* [Dataset entries]:
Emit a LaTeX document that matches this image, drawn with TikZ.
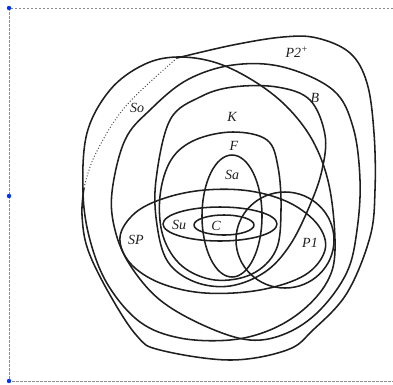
\documentclass[tikz,border=0pt]{standalone}
\usepackage{fontspec}
\setmainfont{Liberation Serif}
\begin{document}
\begin{tikzpicture}[x=1pt,y=-1pt,
  curve/.style={draw=black!88, line width=1.55pt, line join=round},
  dotcurve/.style={draw=black!70, line width=1pt, dotted},
  lab/.style={font=\fontsize{14}{16}\selectfont\itshape, text=black!88, inner sep=0pt},
  frame/.style={draw=black!45, line width=0.7pt, dash pattern=on 2.5pt off 1.5pt},
  handle/.style={fill=blue!80!cyan, draw=none}]
\useasboundingbox (0,0) rectangle (393,384);
% frame
\draw[frame] (393,8) -- (9,8) -- (9,381) -- (393,381);
\fill[handle] (9,8) circle (2.2pt);
\fill[handle] (9,196) circle (2.2pt);
\fill[handle] (9,381) circle (2.2pt);
% P2+
\draw[curve] plot[smooth, tension=0.6] coordinates {(177,58) (233,45) (283,37) (317,38) (350,53) (367,83) (374,133) (375,190) (370,237) (347,293) (313,330) (287,350) (230,360) (160,350) (137,336) (110,295) (88,250) (82,215) (84,188)};
\draw[dotcurve] plot[smooth, tension=0.6] coordinates {(84,188) (95,155) (125,107) (177,58)};
% So
\draw[curve] plot[smooth cycle, tension=0.6] coordinates {(177,57) (217,63) (257,83) (290,110) (315,145) (330,190) (335,250) (327,282) (303,310) (270,330) (230,340) (180,338) (140,322) (108,285) (90,240) (83,192) (87,133) (110,90) (143,65)};
% B
\draw[curve] plot[smooth cycle, tension=0.6] coordinates {(112,192) (125,140) (150,110) (187,80) (233,65) (283,67) (333,90) (353,127) (360,180) (357,230) (347,272) (320,310) (287,333) (250,340) (205,326) (160,300) (130,265) (115,230)};
% K
\draw[curve] plot[smooth cycle, tension=0.6] coordinates {(170,120) (200,97) (233,87) (277,87) (310,100) (325,135) (322,170) (310,205) (290,245) (265,272) (230,286) (195,282) (168,262) (157,225) (156,180)};
% F
\draw[curve] plot[smooth cycle, tension=0.6] coordinates {(195,140) (233,132) (267,140) (278,167) (281,210) (276,250) (252,274) (215,280) (182,266) (163,236) (160,196) (171,160)};
% Sa
\draw[curve] (232,216) ellipse [x radius=30, y radius=61];
% SP
\draw[curve] plot[smooth cycle, tension=0.6] coordinates {(120,237) (135,213) (165,198) (205,190) (250,191) (290,203) (318,225) (325,250) (305,275) (260,290) (205,293) (160,283) (130,263)};
% P1
\draw[curve] (285,240) ellipse [x radius=49, y radius=48];
% Su, C
\draw[curve] (220,224) ellipse [x radius=57, y radius=17];
\draw[curve] (224,225) ellipse [x radius=30, y radius=10];
% labels
\node[lab] (lP2) at (297,52) {P2\textsuperscript{+}};
\node[lab] (lSo) at (137,108) {So};
\node[lab] (lB) at (315,98) {B};
\node[lab] (lK) at (232,117) {K};
\node[lab] (lF) at (234,146) {F};
\node[lab] (lSa) at (232,175) {Sa};
\node[lab] (lSu) at (179,225) {Su};
\node[lab] (lC) at (216,226) {C};
\node[lab] (lSP) at (136,240) {SP};
\node[lab] (lP1) at (310,243) {P1};
\end{tikzpicture}
\end{document}
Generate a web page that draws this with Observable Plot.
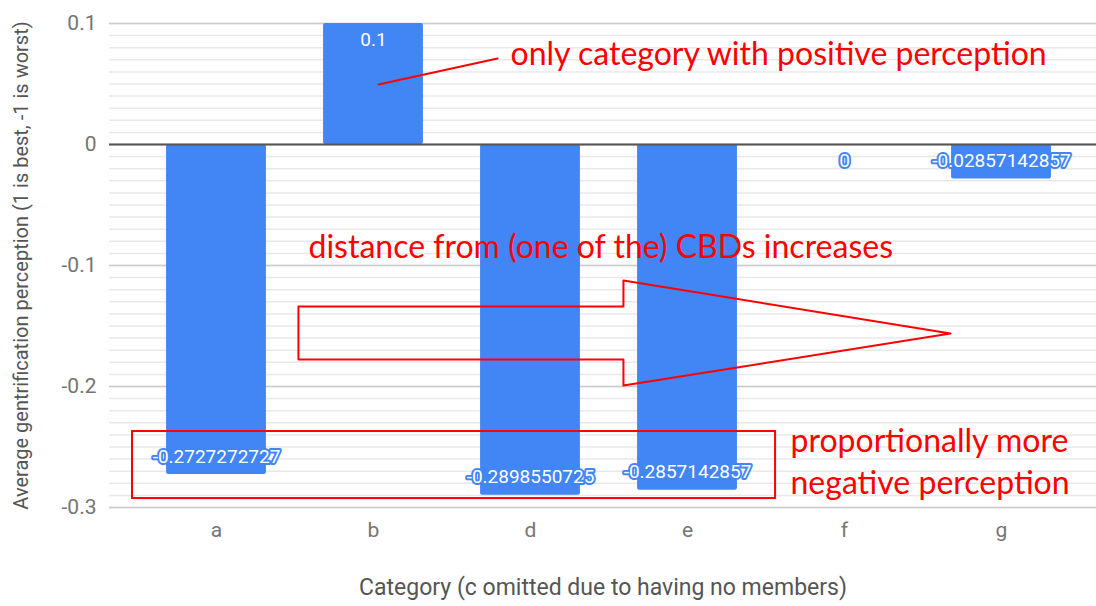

* [Given instruction]: Ignore the images and quote every line of the listing exactly.

* [Right answer]:
Emit a LaTeX document that matches this image, drawn with TikZ.
\documentclass[tikz,border=0pt]{standalone}
\usepackage{fontspec}
\setmainfont{Liberation Serif}
\begin{document}
\begin{tikzpicture}[x=1pt,y=-1pt,
  curve/.style={draw=black!88, line width=1.55pt, line join=round},
  dotcurve/.style={draw=black!70, line width=1pt, dotted},
  lab/.style={font=\fontsize{14}{16}\selectfont\itshape, text=black!88, inner sep=0pt},
  frame/.style={draw=black!45, line width=0.7pt, dash pattern=on 2.5pt off 1.5pt},
  handle/.style={fill=blue!80!cyan, draw=none}]
\useasboundingbox (0,0) rectangle (393,384);
% frame
\draw[frame] (393,8) -- (9,8) -- (9,381) -- (393,381);
\fill[handle] (9,8) circle (2.2pt);
\fill[handle] (9,196) circle (2.2pt);
\fill[handle] (9,381) circle (2.2pt);
% P2+
\draw[curve] plot[smooth, tension=0.6] coordinates {(177,58) (233,45) (283,37) (317,38) (350,53) (367,83) (374,133) (375,190) (370,237) (347,293) (313,330) (287,350) (230,360) (160,350) (137,336) (110,295) (88,250) (82,215) (84,188)};
\draw[dotcurve] plot[smooth, tension=0.6] coordinates {(84,188) (95,155) (125,107) (177,58)};
% So
\draw[curve] plot[smooth cycle, tension=0.6] coordinates {(177,57) (217,63) (257,83) (290,110) (315,145) (330,190) (335,250) (327,282) (303,310) (270,330) (230,340) (180,338) (140,322) (108,285) (90,240) (83,192) (87,133) (110,90) (143,65)};
% B
\draw[curve] plot[smooth cycle, tension=0.6] coordinates {(112,192) (125,140) (150,110) (187,80) (233,65) (283,67) (333,90) (353,127) (360,180) (357,230) (347,272) (320,310) (287,333) (250,340) (205,326) (160,300) (130,265) (115,230)};
% K
\draw[curve] plot[smooth cycle, tension=0.6] coordinates {(170,120) (200,97) (233,87) (277,87) (310,100) (325,135) (322,170) (310,205) (290,245) (265,272) (230,286) (195,282) (168,262) (157,225) (156,180)};
% F
\draw[curve] plot[smooth cycle, tension=0.6] coordinates {(195,140) (233,132) (267,140) (278,167) (281,210) (276,250) (252,274) (215,280) (182,266) (163,236) (160,196) (171,160)};
% Sa
\draw[curve] (232,216) ellipse [x radius=30, y radius=61];
% SP
\draw[curve] plot[smooth cycle, tension=0.6] coordinates {(120,237) (135,213) (165,198) (205,190) (250,191) (290,203) (318,225) (325,250) (305,275) (260,290) (205,293) (160,283) (130,263)};
% P1
\draw[curve] (285,240) ellipse [x radius=49, y radius=48];
% Su, C
\draw[curve] (220,224) ellipse [x radius=57, y radius=17];
\draw[curve] (224,225) ellipse [x radius=30, y radius=10];
% labels
\node[lab] (lP2) at (297,52) {P2\textsuperscript{+}};
\node[lab] (lSo) at (137,108) {So};
\node[lab] (lB) at (315,98) {B};
\node[lab] (lK) at (232,117) {K};
\node[lab] (lF) at (234,146) {F};
\node[lab] (lSa) at (232,175) {Sa};
\node[lab] (lSu) at (179,225) {Su};
\node[lab] (lC) at (216,226) {C};
\node[lab] (lSP) at (136,240) {SP};
\node[lab] (lP1) at (310,243) {P1};
\end{tikzpicture}
\end{document}
Generate a web page that draws this with Observable Plot.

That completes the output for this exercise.